Shares of UniQure fell by double digits Thursday morning, after the Netherlands-based company affirmed that the path to approval for its closely watched gene therapy for Huntington’s disease will likely be longer and more difficult than previously expected.
In early November, UniQure disclosed that, during a meeting with the Food and Drug Administration a week prior, agency staff felt that the data collected so far probably wasn’t enough to support an approval filing. This position surprised analysts as well as UniQure’s leadership, considering that, earlier in the year, the company and the FDA seemed aligned on the data required to file. UniQure subsequently lost 65% of its value.
Now, the company has received final minutes from that meeting and is further convinced the FDA wouldn’t approve the application as it currently stands. The company said it’s “carefully evaluating the feedback and plans to urgently request a follow-up meeting” with the agency sometime in the first three months of next year.
UniQure’s share price was down more than 16%, to $21.25, at market’s open Thursday, though it had ticked back up to around $23 by mid-morning.
UniQure’s therapy, code-named AMT-130, is designed to shuttle a small piece of genetic material into brain cells, where it gums up the production of the mutated protein that causes Huntington’s. Results from a mid-stage clinical trial released in September show that, across 12 participants given a high dose of the therapy and followed for three years, signs of disease progression had slowed by 75% compared to an external control group.
“That means for one year of disease progression, they will have four years longer in terms of disease-free lives,” Sarah Tabrizi, director of the University College London Huntington’s Disease Center, said at the time. It’s a “huge effect size, and will have massive effects on patients’ lives.”
Encouraged by these results, UniQure had intended to file for approval in early 2026.
The latest update puts “many scenarios on the table,” according to Stifel analyst Paul Matteis. The FDA, perhaps moved by political pressure, could reverse its stance, or the two parties may be able to compromise by having that key trial enroll more patients and study them for longer.
However, there’s also the possibility of an “unfortunately challenging path forward,” where UniQure needs to run an entirely new trial. While there remains “some chance” the FDA opts to compromise or review the current filing, Thursday’s announcement suggests the “probability on this outcome is admittedly becoming more challenging,” Matteis wrote in a note to clients.
We “still do not know exactly what the FDA is concerned about, so it is difficult to speculate,” wrote Joseph Schwartz, an analyst at Leerink Partners, in his own note. Yet Schwartz and his team “remain cautiously optimistic that AMT-130 can find its way to market on the basis of the existing data to date in some form.”
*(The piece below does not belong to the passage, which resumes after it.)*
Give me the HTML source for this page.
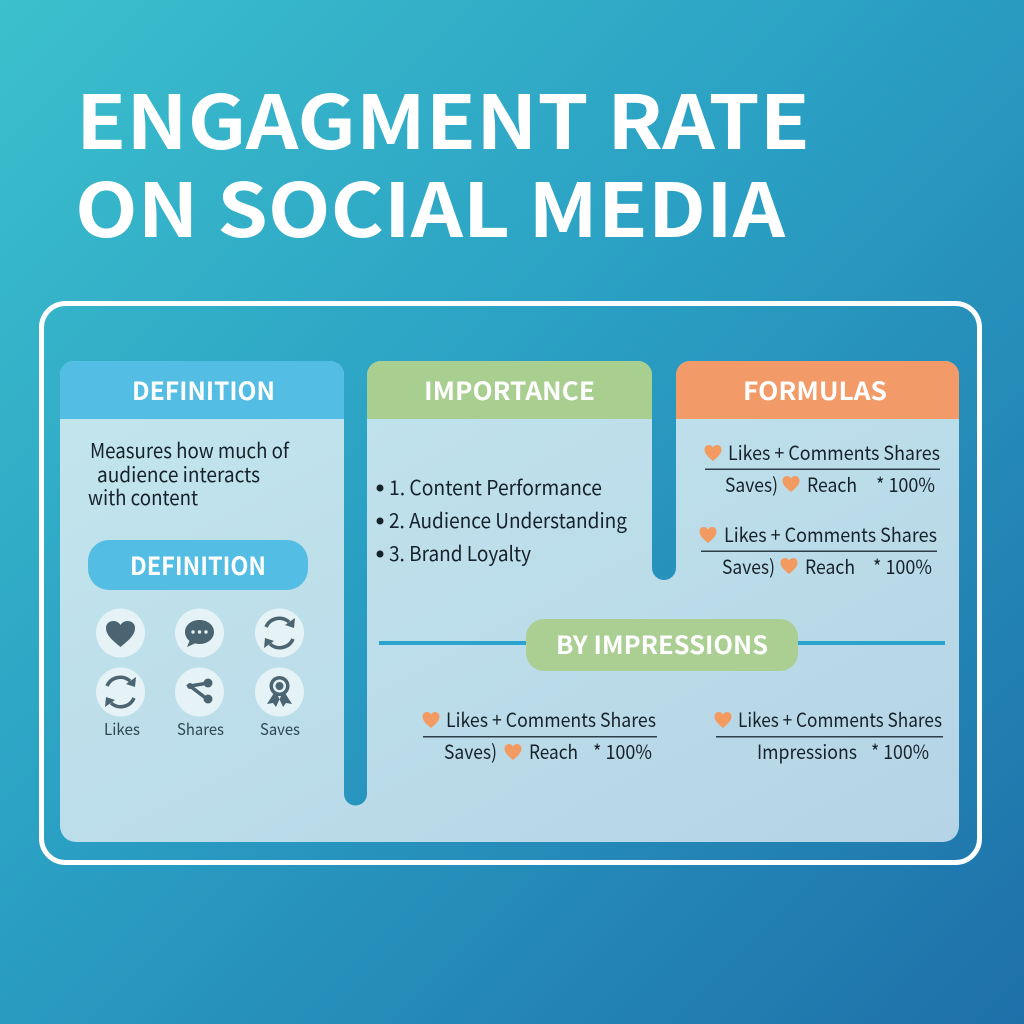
<!DOCTYPE html>
<html lang="en">
<head>
<meta charset="utf-8">
<title>Engagment Rate on Social Media</title>
<style>
html,body{margin:0;padding:0;width:1024px;height:1024px;overflow:hidden}
svg{display:block}
text{font-family:"Noto Sans CJK JP","Liberation Sans",sans-serif;fill:#16222b}
.h{font-weight:700;fill:#fff;font-size:25px}
.t{font-weight:700;fill:#fff;font-size:74px}
.b{font-size:20.5px}
.f{font-size:19.5px}
.l{font-size:16px;fill:#2f4554}
</style>
</head>
<body>
<svg width="1024" height="1024" viewBox="0 0 1024 1024" xmlns="http://www.w3.org/2000/svg">
<defs>
<linearGradient id="bg" x1="0" y1="0" x2="1" y2="1">
<stop offset="0" stop-color="#3cc0cd"/><stop offset=".45" stop-color="#2a9fc3"/><stop offset="1" stop-color="#1e70a9"/>
</linearGradient>
<linearGradient id="pn" x1="0" y1="0" x2="1" y2="1">
<stop offset="0" stop-color="#c3e6ed"/><stop offset="1" stop-color="#b5d4e6"/>
</linearGradient>
</defs>
<rect width="1024" height="1024" fill="url(#bg)"/>

<text class="t" x="76" y="149" textLength="734" lengthAdjust="spacingAndGlyphs">ENGAGMENT RATE</text>
<text class="t" x="75" y="237" textLength="710" lengthAdjust="spacingAndGlyphs">ON SOCIAL MEDIA</text>

<rect x="41.5" y="303.500" width="938" height="559" rx="24" fill="none" stroke="#fff" stroke-width="5"/>

<path fill="url(#pn)" d="M74 361H330A14 14 0 0 1 344 375V794A11.500 11.500 0 0 0 367 794V375A14 14 0 0 1 381 361H638A14 14 0 0 1 652 375V568A12 12 0 0 0 676 568V375A14 14 0 0 1 690 361H945A14 14 0 0 1 959 375V826A16 16 0 0 1 943 842H76A16 16 0 0 1 60 826V375A14 14 0 0 1 74 361Z"/>

<path fill="#54bde3" d="M60 419V375A14 14 0 0 1 74 361H330A14 14 0 0 1 344 375V419Z"/>
<path fill="#a9cf90" d="M367 419V375A14 14 0 0 1 381 361H638A14 14 0 0 1 652 375V419Z"/>
<path fill="#f29a68" d="M676 419V375A14 14 0 0 1 690 361H945A14 14 0 0 1 959 375V419Z"/>
<text class="h" x="132" y="400" textLength="143" lengthAdjust="spacingAndGlyphs">DEFINITION</text>
<text class="h" x="424" y="400" textLength="171" lengthAdjust="spacingAndGlyphs">IMPORTANCE</text>
<text class="h" x="743" y="400" textLength="144" lengthAdjust="spacingAndGlyphs">FORMULAS</text>

<g>
<text class="b" x="90" y="458" textLength="199" lengthAdjust="spacingAndGlyphs">Measures how much of</text>
<text class="b" x="97" y="482" textLength="163" lengthAdjust="spacingAndGlyphs">audience interacts</text>
<text class="b" x="88" y="505" textLength="110" lengthAdjust="spacingAndGlyphs">with content</text>
</g>

<rect x="88" y="540" width="220" height="50" rx="21" fill="#54bde3"/>
<text class="h" x="130" y="575" textLength="136" lengthAdjust="spacingAndGlyphs">DEFINITION</text>

<g>
<circle cx="120.500" cy="633" r="24.500" fill="#e6f3f6"/>
<path fill="#4a6472" d="M120.500 647C112 640 106 635 106 628C106 623 110 621 113.500 621C116.500 621 119 622.500 120.500 625C122 622.500 124.500 621 127.500 621C131 621 135 623 135 628C135 635 129 640 120.500 647Z"/>
</g>
<g>
<circle cx="199.500" cy="633" r="24.500" fill="#e6f3f6"/>
<path fill="#4a6472" d="M199.500 620C207.500 620 214 625 214 632C214 639 207.500 644 199.500 644C198 644 196.500 643.800 195 643.400L187 647L189.500 641C186.500 638.500 185 635.500 185 632C185 625 191.500 620 199.500 620Z"/>
<circle cx="193" cy="632" r="1.700" fill="#e6f3f6"/><circle cx="199.500" cy="632" r="1.700" fill="#e6f3f6"/><circle cx="206" cy="632" r="1.700" fill="#e6f3f6"/>
</g>
<g>
<circle cx="279.500" cy="633" r="24.500" fill="#e6f3f6"/>
<path fill="none" stroke="#4a6472" stroke-width="3.500" d="M266 627A14.500 14.500 0 0 1 289 622M293 639A14.500 14.500 0 0 1 270 644"/>
<path fill="#4a6472" d="M295 618L294 628L285 625ZM264 648L265 638L274 641Z"/>
</g>
<g>
<circle cx="120.500" cy="692" r="24.500" fill="#e6f3f6"/>
<path fill="none" stroke="#4a6472" stroke-width="3.500" d="M107 686A14.500 14.500 0 0 1 130 681M134 698A14.500 14.500 0 0 1 111 703"/>
<path fill="#4a6472" d="M136 677L135 687L126 684ZM105 707L106 697L115 700Z"/>
</g>
<g>
<circle cx="199.500" cy="692" r="24.500" fill="#e6f3f6"/>
<path fill="none" stroke="#4a6472" stroke-width="3.500" d="M208 683L190 686L207 699"/>
<circle cx="208" cy="683" r="4.500" fill="#4a6472"/><circle cx="208" cy="699" r="4.500" fill="#4a6472"/><circle cx="190" cy="686" r="3" fill="#4a6472"/>
</g>
<g>
<circle cx="279.500" cy="692" r="24.500" fill="#e6f3f6"/>
<path fill="#4a6472" d="M274 693L267 704L273 703L276 707L281 696ZM285 693L292 704L286 703L283 707L278 696Z"/>
<circle cx="279.500" cy="686" r="10" fill="#4a6472"/>
<circle cx="279.500" cy="686" r="6.500" fill="#e6f3f6"/>
<circle cx="279.500" cy="686" r="4" fill="#4a6472"/>
</g>
<text class="l" x="104" y="735" textLength="36" lengthAdjust="spacingAndGlyphs">Likes</text>
<text class="l" x="177" y="735" textLength="47" lengthAdjust="spacingAndGlyphs">Shares</text>
<text class="l" x="260" y="735" textLength="40" lengthAdjust="spacingAndGlyphs">Saves</text>

<g>
<circle cx="380" cy="488" r="3.500" fill="#16222b"/>
<text class="b" x="389" y="495" textLength="213" lengthAdjust="spacingAndGlyphs">1. Content Performance</text>
<circle cx="380" cy="521" r="3.500" fill="#16222b"/>
<text class="b" x="389" y="528" textLength="238" lengthAdjust="spacingAndGlyphs">2. Audience Understanding</text>
<circle cx="380" cy="554" r="3.500" fill="#16222b"/>
<text class="b" x="389" y="561" textLength="142" lengthAdjust="spacingAndGlyphs">3. Brand Loyalty</text>
</g>

<g>
<path fill="#f29a60" d="M713 461C707 456 704.500 453 704.500 449.500C704.500 446.500 707 445 709 445C710.800 445 712.200 446 713 447.500C713.800 446 715.200 445 717 445C719 445 721.500 446.500 721.500 449.500C721.500 453 719 456 713 461Z"/>
<text class="f" x="728" y="460" textLength="212" lengthAdjust="spacingAndGlyphs">Likes + Comments Shares</text>
<rect x="705" y="468.500" width="235" height="1.500" fill="#2c3e48"/>
<text class="f" x="725" y="492" textLength="53" lengthAdjust="spacingAndGlyphs">Saves)</text>
<path fill="#f29a60" d="M791 492C785 487 782.500 484 782.500 480.500C782.500 477.500 785 476 787 476C788.800 476 790.200 477 791 478.500C791.800 477 793.200 476 795 476C797 476 799.500 477.500 799.500 480.500C799.500 484 797 487 791 492Z"/>
<text class="f" x="807" y="492" textLength="50" lengthAdjust="spacingAndGlyphs">Reach</text>
<text class="f" x="876" y="492" textLength="59" lengthAdjust="spacingAndGlyphs">* 100%</text>
</g>

<g>
<path fill="#f29a60" d="M708 543C702 538 699.500 535 699.500 531.500C699.500 528.500 702 527 704 527C705.800 527 707.200 528 708 529.500C708.800 528 710.200 527 712 527C714 527 716.500 528.500 716.500 531.500C716.500 535 714 538 708 543Z"/>
<text class="f" x="724" y="542" textLength="213" lengthAdjust="spacingAndGlyphs">Likes + Comments Shares</text>
<rect x="701" y="550.500" width="236" height="1.500" fill="#2c3e48"/>
<text class="f" x="722" y="574" textLength="53" lengthAdjust="spacingAndGlyphs">Saves)</text>
<path fill="#f29a60" d="M789 574C783 569 780.500 566 780.500 562.500C780.500 559.500 783 558 785 558C786.800 558 788.200 559 789 560.500C789.800 559 791.200 558 793 558C795 558 797.500 559.500 797.500 562.500C797.500 566 795 569 789 574Z"/>
<text class="f" x="805" y="574" textLength="50" lengthAdjust="spacingAndGlyphs">Reach</text>
<text class="f" x="873" y="574" textLength="59" lengthAdjust="spacingAndGlyphs">* 100%</text>
</g>

<rect x="379" y="641" width="566" height="4" fill="#2ba3cf"/>
<rect x="526" y="619" width="272" height="52" rx="18" fill="#abcf93"/>
<text class="h" x="556" y="654" textLength="212" lengthAdjust="spacingAndGlyphs">BY IMPRESSIONS</text>

<g>
<path fill="#f29a60" d="M431 728C425 723 422.500 720 422.500 716.500C422.500 713.500 425 712 427 712C428.800 712 430.200 713 431 714.500C431.800 713 433.200 712 435 712C437 712 439.500 713.500 439.500 716.500C439.500 720 437 723 431 728Z"/>
<text class="f" x="446" y="727" textLength="210" lengthAdjust="spacingAndGlyphs">Likes + Comments Shares</text>
<rect x="423" y="736" width="234" height="1.500" fill="#2c3e48"/>
<text class="f" x="444" y="759" textLength="53" lengthAdjust="spacingAndGlyphs">Saves)</text>
<path fill="#f29a60" d="M513 760C507 755 504.500 752 504.500 748.500C504.500 745.500 507 744 509 744C510.800 744 512.200 745 513 746.500C513.800 745 515.200 744 517 744C519 744 521.500 745.500 521.500 748.500C521.500 752 519 755 513 760Z"/>
<text class="f" x="529" y="759" textLength="49" lengthAdjust="spacingAndGlyphs">Reach</text>
<text class="f" x="593" y="759" textLength="59" lengthAdjust="spacingAndGlyphs">* 100%</text>
</g>

<g>
<path fill="#f29a60" d="M723 728C717 723 714.500 720 714.500 716.500C714.500 713.500 717 712 719 712C720.800 712 722.200 713 723 714.500C723.800 713 725.200 712 727 712C729 712 731.500 713.500 731.500 716.500C731.500 720 729 723 723 728Z"/>
<text class="f" x="738" y="727" textLength="204" lengthAdjust="spacingAndGlyphs">Likes + Comments Shares</text>
<rect x="716" y="736" width="227" height="1.500" fill="#2c3e48"/>
<text class="f" x="757" y="759" textLength="100" lengthAdjust="spacingAndGlyphs">Impressions</text>
<text class="f" x="871" y="759" textLength="58" lengthAdjust="spacingAndGlyphs">* 100%</text>
</g>
</svg>
</body>
</html>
“We consider [UniQure] a very resourceful company, and combined with the support they noted they have received from the HD community ... we think there could still be a way to carve out a path with the FDA, even if it takes a few meetings to hammer out,” he added.
In a statement, UniQure CEO Matt Kapusta said the company is “committed to collaborating with the FDA to advance AMT-130 to patients and their families as rapidly as possible.”